What you should do »
Where a line of the listing below includes the word "this", reproduce that line.

Extracted information »
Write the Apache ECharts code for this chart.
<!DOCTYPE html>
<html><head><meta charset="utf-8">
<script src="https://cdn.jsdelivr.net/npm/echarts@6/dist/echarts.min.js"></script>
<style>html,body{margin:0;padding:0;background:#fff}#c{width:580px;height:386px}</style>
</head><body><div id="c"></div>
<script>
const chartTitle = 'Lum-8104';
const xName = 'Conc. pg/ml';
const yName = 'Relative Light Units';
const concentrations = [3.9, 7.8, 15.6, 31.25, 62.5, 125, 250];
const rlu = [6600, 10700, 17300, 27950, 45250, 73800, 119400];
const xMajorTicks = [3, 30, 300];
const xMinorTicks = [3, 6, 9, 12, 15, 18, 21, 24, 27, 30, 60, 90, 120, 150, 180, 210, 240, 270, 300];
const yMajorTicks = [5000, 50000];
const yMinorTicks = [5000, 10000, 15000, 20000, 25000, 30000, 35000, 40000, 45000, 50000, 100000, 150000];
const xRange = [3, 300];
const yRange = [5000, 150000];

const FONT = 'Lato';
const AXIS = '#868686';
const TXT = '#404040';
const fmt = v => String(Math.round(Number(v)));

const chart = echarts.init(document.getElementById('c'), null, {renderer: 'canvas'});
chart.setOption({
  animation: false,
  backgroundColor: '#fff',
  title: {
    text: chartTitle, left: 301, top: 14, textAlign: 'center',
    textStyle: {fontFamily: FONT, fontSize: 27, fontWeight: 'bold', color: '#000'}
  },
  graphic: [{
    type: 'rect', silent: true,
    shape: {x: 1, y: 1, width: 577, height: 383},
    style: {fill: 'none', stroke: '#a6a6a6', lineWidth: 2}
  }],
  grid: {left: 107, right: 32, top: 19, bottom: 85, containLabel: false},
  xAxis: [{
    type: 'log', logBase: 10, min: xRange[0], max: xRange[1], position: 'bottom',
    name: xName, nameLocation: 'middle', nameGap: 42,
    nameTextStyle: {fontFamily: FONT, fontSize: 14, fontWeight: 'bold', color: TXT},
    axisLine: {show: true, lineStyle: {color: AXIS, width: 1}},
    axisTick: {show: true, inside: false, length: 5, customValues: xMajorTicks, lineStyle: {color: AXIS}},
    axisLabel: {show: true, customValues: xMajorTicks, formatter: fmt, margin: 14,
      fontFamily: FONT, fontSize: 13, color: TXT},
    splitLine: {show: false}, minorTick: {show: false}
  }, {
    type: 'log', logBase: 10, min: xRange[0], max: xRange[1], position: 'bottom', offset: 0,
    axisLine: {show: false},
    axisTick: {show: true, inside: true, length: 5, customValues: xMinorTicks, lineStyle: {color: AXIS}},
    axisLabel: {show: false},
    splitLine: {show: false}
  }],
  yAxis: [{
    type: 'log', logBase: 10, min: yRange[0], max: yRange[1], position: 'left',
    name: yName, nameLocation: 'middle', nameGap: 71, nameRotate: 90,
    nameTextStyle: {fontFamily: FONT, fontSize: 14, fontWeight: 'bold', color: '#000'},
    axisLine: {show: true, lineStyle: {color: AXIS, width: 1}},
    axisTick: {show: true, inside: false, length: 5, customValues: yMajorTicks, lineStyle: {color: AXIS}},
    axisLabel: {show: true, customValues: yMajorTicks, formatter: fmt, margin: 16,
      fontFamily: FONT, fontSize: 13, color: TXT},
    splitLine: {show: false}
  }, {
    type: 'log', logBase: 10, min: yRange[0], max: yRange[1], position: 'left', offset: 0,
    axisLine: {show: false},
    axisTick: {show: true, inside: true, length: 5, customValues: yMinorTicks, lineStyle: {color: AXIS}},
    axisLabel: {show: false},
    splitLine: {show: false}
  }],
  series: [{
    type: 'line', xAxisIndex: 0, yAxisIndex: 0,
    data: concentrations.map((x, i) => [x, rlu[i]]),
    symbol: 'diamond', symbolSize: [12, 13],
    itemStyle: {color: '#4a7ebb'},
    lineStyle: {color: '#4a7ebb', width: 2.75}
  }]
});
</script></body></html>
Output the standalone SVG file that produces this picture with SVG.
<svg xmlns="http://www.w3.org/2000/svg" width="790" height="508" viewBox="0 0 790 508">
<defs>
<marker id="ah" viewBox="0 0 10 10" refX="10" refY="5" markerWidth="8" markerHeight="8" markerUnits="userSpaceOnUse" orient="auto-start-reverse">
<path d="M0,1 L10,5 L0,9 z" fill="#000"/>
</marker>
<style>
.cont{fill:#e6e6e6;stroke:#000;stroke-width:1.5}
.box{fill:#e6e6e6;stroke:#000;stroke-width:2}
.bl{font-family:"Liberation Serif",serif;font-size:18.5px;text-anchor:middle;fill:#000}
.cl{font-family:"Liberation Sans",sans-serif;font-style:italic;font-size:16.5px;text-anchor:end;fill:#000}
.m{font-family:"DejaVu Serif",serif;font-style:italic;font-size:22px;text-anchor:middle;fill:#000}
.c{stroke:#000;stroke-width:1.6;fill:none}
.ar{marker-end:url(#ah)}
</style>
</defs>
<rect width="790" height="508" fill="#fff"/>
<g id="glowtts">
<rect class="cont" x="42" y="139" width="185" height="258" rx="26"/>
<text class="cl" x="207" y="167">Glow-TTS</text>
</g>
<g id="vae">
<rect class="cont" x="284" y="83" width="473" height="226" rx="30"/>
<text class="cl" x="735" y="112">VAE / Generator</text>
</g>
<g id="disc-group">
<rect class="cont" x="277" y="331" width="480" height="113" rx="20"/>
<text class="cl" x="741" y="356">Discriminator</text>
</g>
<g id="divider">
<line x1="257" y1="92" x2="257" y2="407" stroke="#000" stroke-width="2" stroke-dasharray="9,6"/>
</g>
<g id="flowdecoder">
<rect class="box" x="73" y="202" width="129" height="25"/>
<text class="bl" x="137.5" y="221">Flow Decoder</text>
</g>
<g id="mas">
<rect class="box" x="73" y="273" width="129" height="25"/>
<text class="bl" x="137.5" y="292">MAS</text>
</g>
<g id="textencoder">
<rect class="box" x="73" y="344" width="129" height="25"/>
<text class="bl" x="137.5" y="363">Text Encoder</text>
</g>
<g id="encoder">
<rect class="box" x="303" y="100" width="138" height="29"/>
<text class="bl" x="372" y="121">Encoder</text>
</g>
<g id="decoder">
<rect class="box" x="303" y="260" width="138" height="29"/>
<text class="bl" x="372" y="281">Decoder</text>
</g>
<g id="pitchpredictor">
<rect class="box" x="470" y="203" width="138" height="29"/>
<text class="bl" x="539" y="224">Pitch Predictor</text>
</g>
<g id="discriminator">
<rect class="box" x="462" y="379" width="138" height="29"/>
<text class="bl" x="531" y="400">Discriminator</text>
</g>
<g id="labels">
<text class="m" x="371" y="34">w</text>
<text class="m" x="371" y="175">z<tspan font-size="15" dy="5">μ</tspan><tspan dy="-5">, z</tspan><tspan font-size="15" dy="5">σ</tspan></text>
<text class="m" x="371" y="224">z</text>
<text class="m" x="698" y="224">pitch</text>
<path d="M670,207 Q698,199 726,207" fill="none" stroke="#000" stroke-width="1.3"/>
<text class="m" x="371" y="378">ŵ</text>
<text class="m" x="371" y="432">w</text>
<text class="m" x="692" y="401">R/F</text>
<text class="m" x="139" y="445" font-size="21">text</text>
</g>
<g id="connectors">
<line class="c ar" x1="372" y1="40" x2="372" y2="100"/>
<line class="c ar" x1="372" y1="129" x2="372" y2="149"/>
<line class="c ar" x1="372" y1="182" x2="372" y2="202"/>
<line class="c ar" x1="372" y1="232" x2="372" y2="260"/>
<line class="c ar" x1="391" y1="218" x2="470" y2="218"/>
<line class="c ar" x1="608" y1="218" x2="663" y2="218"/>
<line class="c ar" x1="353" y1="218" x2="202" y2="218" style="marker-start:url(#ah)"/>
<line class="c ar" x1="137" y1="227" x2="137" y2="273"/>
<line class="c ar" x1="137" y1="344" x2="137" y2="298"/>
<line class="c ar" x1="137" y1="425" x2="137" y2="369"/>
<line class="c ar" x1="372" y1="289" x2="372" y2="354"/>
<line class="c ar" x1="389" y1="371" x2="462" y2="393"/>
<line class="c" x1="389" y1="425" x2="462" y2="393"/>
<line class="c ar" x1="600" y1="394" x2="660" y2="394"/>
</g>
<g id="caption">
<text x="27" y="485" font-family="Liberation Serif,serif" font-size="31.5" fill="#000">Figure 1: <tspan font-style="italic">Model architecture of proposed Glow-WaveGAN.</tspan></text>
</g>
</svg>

Task answer »
Write the Apache ECharts code for this chart.
Output the standalone SVG file that produces this picture with SVG.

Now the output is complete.